Buchan's fiction remained popular throughout the 20th century. Alongside biographies and histories, he published at least one popular novel every year until 1937. He produced four sequels to 'The Thirty-Nine Steps', numerous other adventure novels and historical fiction like 'Midwinter', which was set during the Jacobite Rising of 1745.
Life in Canada
In 1935 Buchan was made Baron Tweedsmuir of Elsfield and he accepted the appointment of Governor-General of Canada. By then disillusioned with British politics, Buchan encouraged greater cooperation with the USA, particularly given (another) impending war with Germany. He therefore cultivated diplomatic relations with the President of the United States Franklin D Roosevelt.

While living in Canada, Buchan indulged in life's simple pleasures, like skating, walking and reading. His final novel, 'Sick Heart River', was inspired by the Canadian Northern Territories.

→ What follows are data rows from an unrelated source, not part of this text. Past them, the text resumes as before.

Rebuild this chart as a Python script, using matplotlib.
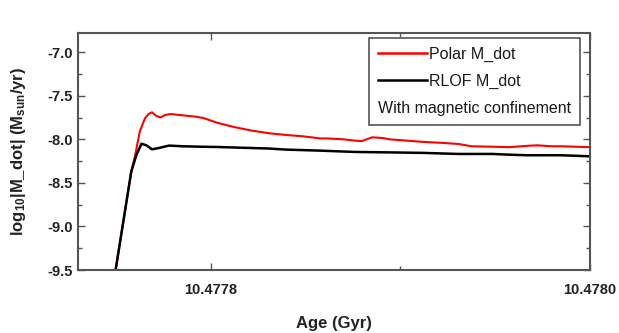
import matplotlib
matplotlib.use("Agg")
import matplotlib.pyplot as plt
from matplotlib.ticker import FixedLocator, MultipleLocator, FormatStrFormatter
from matplotlib.lines import Line2D

plt.rcParams['font.family'] = ['Liberation Sans', 'DejaVu Sans']
plt.rcParams['mathtext.fontset'] = 'custom'
plt.rcParams['mathtext.rm'] = 'Liberation Sans:bold'
plt.rcParams['mathtext.it'] = 'Liberation Sans:bold'
plt.rcParams['mathtext.bf'] = 'Liberation Sans:bold'
plt.rcParams['axes.unicode_minus'] = False

# Age (Gyr) and log10 Mdot
polar_age = [10.4777490, 10.4777499, 10.4777581, 10.4777599, 10.4777626, 10.4777653,
             10.4777672, 10.4777690, 10.4777712, 10.4777735, 10.4777760, 10.4777789,
             10.4777853, 10.4777920, 10.4777962, 10.4778034, 10.4778125, 10.4778216,
             10.4778307, 10.4778397, 10.4778488, 10.4778579, 10.4778615, 10.4778700,
             10.4778760, 10.4778797, 10.4778851, 10.4778906, 10.4778942, 10.4779033,
             10.4779123, 10.4779214, 10.4779305, 10.4779377, 10.4779486, 10.4779577,
             10.4779668, 10.4779722, 10.4779800, 10.4779849, 10.4780000]
polar_mdot = [-9.60, -9.49, -8.37, -8.21, -7.91, -7.76,
              -7.71, -7.69, -7.73, -7.75, -7.72, -7.71,
              -7.725, -7.74, -7.756, -7.81, -7.86, -7.90,
              -7.93, -7.95, -7.966, -7.99, -7.99, -8.00,
              -8.015, -8.02, -7.977, -7.985, -8.00, -8.015,
              -8.03, -8.04, -8.053, -8.08, -8.085, -8.09,
              -8.075, -8.069, -8.08, -8.08, -8.09]

rlof_age = [10.4777490, 10.4777499, 10.4777581, 10.4777608, 10.4777635, 10.4777662,
            10.4777690, 10.4777726, 10.4777780, 10.4777853, 10.4777950, 10.4778034,
            10.4778216, 10.4778300, 10.4778397, 10.4778579, 10.4778700, 10.4778760,
            10.4778942, 10.4779123, 10.4779305, 10.4779486, 10.4779560, 10.4779668,
            10.4779849, 10.4780000]
rlof_mdot = [-9.60, -9.49, -8.37, -8.18, -8.05, -8.07,
             -8.115, -8.10, -8.072, -8.08, -8.085, -8.088,
             -8.10, -8.105, -8.118, -8.13, -8.14, -8.145,
             -8.15, -8.156, -8.168, -8.168, -8.175, -8.183,
             -8.183, -8.195]

x_major = [10.4778, 10.4780]
x_minor = [10.4779]

fig = plt.figure(figsize=(6.19, 3.33), dpi=100)
ax = fig.add_axes([0.126, 0.189, 0.827, 0.712])

ax.plot(polar_age, polar_mdot, color='#ff0000', lw=1.5, label='Polar M_dot')
ax.plot(rlof_age, rlof_mdot, color='black', lw=1.8, label='RLOF M_dot')

ax.set_xlim(10.47773, 10.4780)
ax.set_ylim(-9.5, -6.78)

ax.xaxis.set_major_locator(FixedLocator(x_major))
ax.xaxis.set_minor_locator(FixedLocator(x_minor))
ax.xaxis.set_major_formatter(FormatStrFormatter('%.4f'))
ax.yaxis.set_major_locator(MultipleLocator(0.5))
ax.yaxis.set_minor_locator(MultipleLocator(0.25))
ax.yaxis.set_major_formatter(FormatStrFormatter('%.1f'))

ax.tick_params(which='both', direction='in', top=True, right=True, colors='#555555',
               labelcolor='#222222', width=1.0)
ax.tick_params(which='major', length=5, labelsize=10.5)
ax.tick_params(axis='x', which='major', pad=9)
ax.tick_params(which='minor', length=3)
for lab in ax.get_xticklabels() + ax.get_yticklabels():
    lab.set_fontweight('bold')
for sp in ax.spines.values():
    sp.set_color('#555555')
    sp.set_linewidth(1.5)

ax.set_xlabel('Age (Gyr)', fontsize=12, fontweight='bold', color='#222222', labelpad=14)
ax.set_ylabel('log$_{10}$|M_dot| (M$_{sun}$/yr)', fontsize=12, fontweight='bold',
              color='#222222', labelpad=14)

handles = [Line2D([], [], color='#ff0000', lw=1.8), Line2D([], [], color='black', lw=1.8)]
leg = ax.legend(handles, ['Polar M_dot', 'RLOF M_dot'], title='With magnetic confinement',
                loc='upper right', bbox_to_anchor=(0.98, 0.98), fontsize=11.5,
                title_fontsize=11.5, handlelength=3.1, handletextpad=0.1,
                borderpad=0.55, labelspacing=0.75, borderaxespad=0.0,
                fancybox=False, framealpha=1)
leg.get_frame().set_edgecolor('#555555')
leg.get_frame().set_linewidth(1.2)
for t in leg.get_texts() + [leg.get_title()]:
    t.set_color('#1a1a1a')
# move the title below the entries
box = leg._legend_box
box._children = [box._children[1], box._children[0]]
box.align = 'left'
box.sep = 9

fig.savefig('out.png', dpi=100)
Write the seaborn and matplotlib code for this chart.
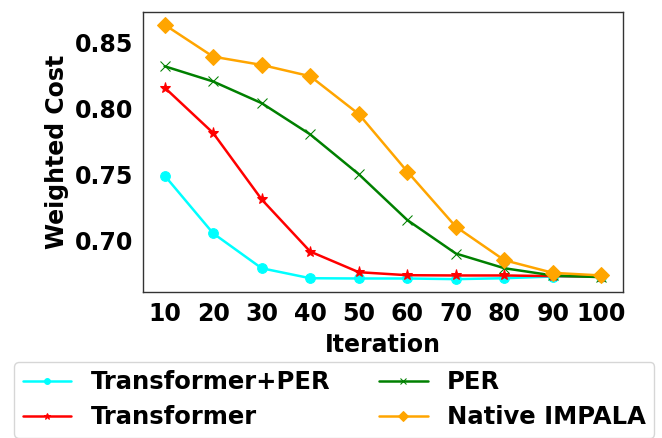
import matplotlib
matplotlib.use("Agg")
import matplotlib.pyplot as plt
import seaborn as sns
import pandas as pd

iterations = [10, 20, 30, 40, 50, 60, 70, 80, 90, 100]
transformer_per = [0.7491, 0.7051, 0.6785, 0.6709, 0.6707, 0.6707, 0.6702, 0.6709, 0.6722, 0.6722]
transformer = [0.8161, 0.7815, 0.7309, 0.6912, 0.6755, 0.6732, 0.6730, 0.6730, 0.6725, 0.6722]
per = [0.8323, 0.8207, 0.8042, 0.7804, 0.7501, 0.7152, 0.6897, 0.6785, 0.6730, 0.6717]
native_impala = [0.8639, 0.8396, 0.8333, 0.8247, 0.7959, 0.7521, 0.7101, 0.6846, 0.6750, 0.6730]

series_names = ["Transformer+PER", "Transformer", "PER", "Native IMPALA"]
series_values = [transformer_per, transformer, per, native_impala]
colors = ["cyan", "red", "green", "orange"]
markers = ["o", "*", "x", "D"]
msizes = [7, 8, 7, 8]

sns.set_style("white")
plt.rcParams["font.family"] = ["DejaVu Sans"]
plt.rcParams["font.weight"] = "bold"
plt.rcParams["text.color"] = "black"
plt.rcParams["axes.labelcolor"] = "black"
plt.rcParams["xtick.color"] = "black"
plt.rcParams["ytick.color"] = "black"

fig = plt.figure(figsize=(6.62, 4.38), dpi=100)
ax = fig.add_axes([0.2156, 0.3333, 0.726, 0.6393])

for name, vals, c, m, ms in zip(series_names, series_values, colors, markers, msizes):
    df = pd.DataFrame({"Iteration": iterations, "Cost": vals})
    sns.lineplot(data=df, x="Iteration", y="Cost", ax=ax, color=c, marker=m,
                 markersize=ms, markeredgecolor=c, linewidth=1.8, label=name)

ax.set_ylim(0.6604, 0.8736)
ax.set_xticks(iterations)
ax.set_yticks([0.70, 0.75, 0.80, 0.85])
ax.set_yticklabels(["0.70", "0.75", "0.80", "0.85"])
ax.tick_params(axis="both", labelsize=17, direction="out", length=4, width=1,
               color="#333333", labelcolor="black", pad=3)
for lab in ax.get_xticklabels() + ax.get_yticklabels():
    lab.set_fontweight("bold")
ax.set_xlabel("Iteration", fontsize=17, fontweight="bold", labelpad=5, color="black")
ax.set_ylabel("Weighted Cost", fontsize=17, fontweight="bold", color="black", labelpad=4)
for s in ax.spines.values():
    s.set_color("#333333")
    s.set_linewidth(1.0)

ax.get_legend().remove()
handles, labels = ax.get_legend_handles_labels()
leg = fig.legend(handles, labels, loc="lower center", bbox_to_anchor=(0.505, -0.027),
                 ncol=2, markerscale=0.6, frameon=True,
                 prop={"weight": "bold", "size": 17.5}, columnspacing=2.0,
                 handlelength=2.0, borderpad=0.35, labelspacing=0.45)
for t in leg.get_texts():
    t.set_color("black")

fig.savefig("out.png", dpi=100)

On the outbreak of the Second World War, Buchan wrote in his diary, "This is my third war, a bit too much". The Anglo-Boer War, the Great War and the impending war with Germany had dominated his adult life, fuelled his writing and influenced his contribution to the public sphere.
On 6 February 1940 Buchan suffered a cerebral thrombosis while shaving. He died on 11 February in Montreal, Canada. Following a funeral service in Ottawa, Buchan's ashes were returned to Britain and interred at the churchyard in Elsfield, his former home in north-east Oxford.
Though Buchan downplayed the style of 'The Thirty-Nine Steps' 26 years earlier, an article in the 'Scotsman' the day after he died advised against belittling Buchan's fiction. The piece argued that Buchan had done a great service to his generation, easing the strain of modern life by "taking them into the realms of pure romance and of glorious adventure".